Hemingway fashioned these dicta (with the later assistance of fellow writers Sherwood Anderson and Gertrude Stein) into a creed he not only lived by, but almost fetishized, yet he only really thought he’d perfected these stylistic ambitions over thirty years later in his novella ‘The Old Man and the Sea’, the publication of which undoubtedly bagged him the award of the 1954 Nobel Prize for Literature; writing to his publisher Charles Scribner at the time he noted, “This is the prose that I have been working for all my life that should read easily and simply and seem short and yet have all the dimensions of the visible world and the world of a man’s spirit [itals mine].”
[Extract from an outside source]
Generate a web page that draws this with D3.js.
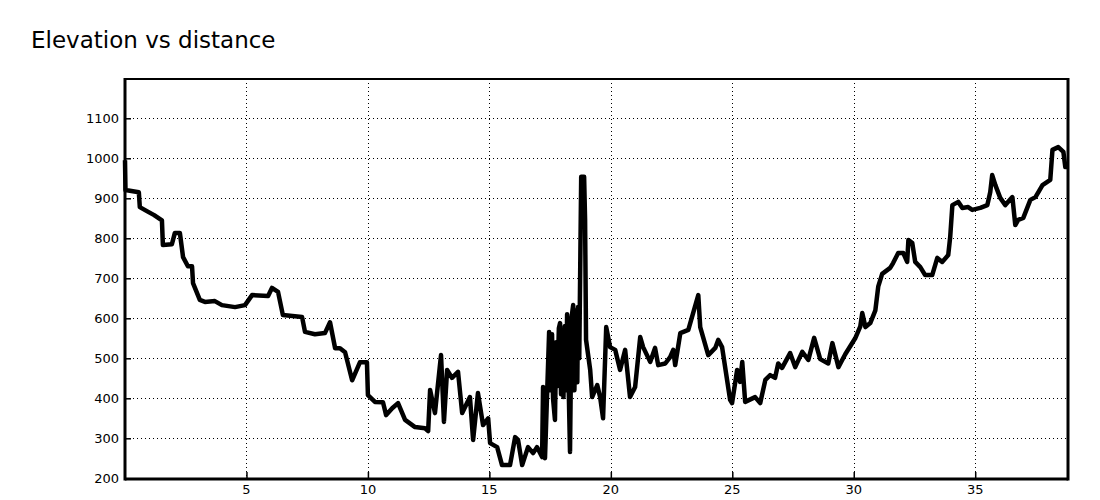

Which not only perfectly encapsulates what I’ve been saying in the last few pages, but also is an excellent model for the writer who wants to be in complete control of his expression and, by extension, his meaning. A brief quote from ‘The Old Man and the Sea’ shows Hemingway was deadly serious about putting his theory of prose style into practice;
He was an old man who fished alone in a skiff in the Gulf Stream and had gone eighty-four days now without taking a fish. In the first forty days a boy had been with him. But after forty days without a fish the boy’s parents had told him that the old man was definitely and finally salao, which is the worst form of unlucky, and the boy had gone at their orders in another boat which caught three good fish the first week.
And you can’t get much clearer than that - try finding any ‘book words’, let alone extracting the reality from them - it’s all there on the counter and in your face. Borrowing a title from one of Hemingway’s short stories, he’s created “a clean well-lighted place” which represents the world with the minimum of distortion. Hemingway had successfully purged his own style of “bullshit” or what he called “ten-dollar words” to the point when at times it’s almost self-parodic. Yet it’s a style that can produce crackling dialogue (see his short story ‘The Killers’) or achingly beautiful natural descriptions (try ‘Big Two-Hearted River’). One of his favourite adjectives is “clean”, which he often used when describing his own conception of an ideal prose style, shorn of adjectives, adverbs and pretty much all metaphor. And once you’ve created that clean prose that apprehends reality as it is, you’ve given yourself the most useful tool for making meaning. The ability to read the landscape in front of you is as useful to the artist as it is for the fisherman.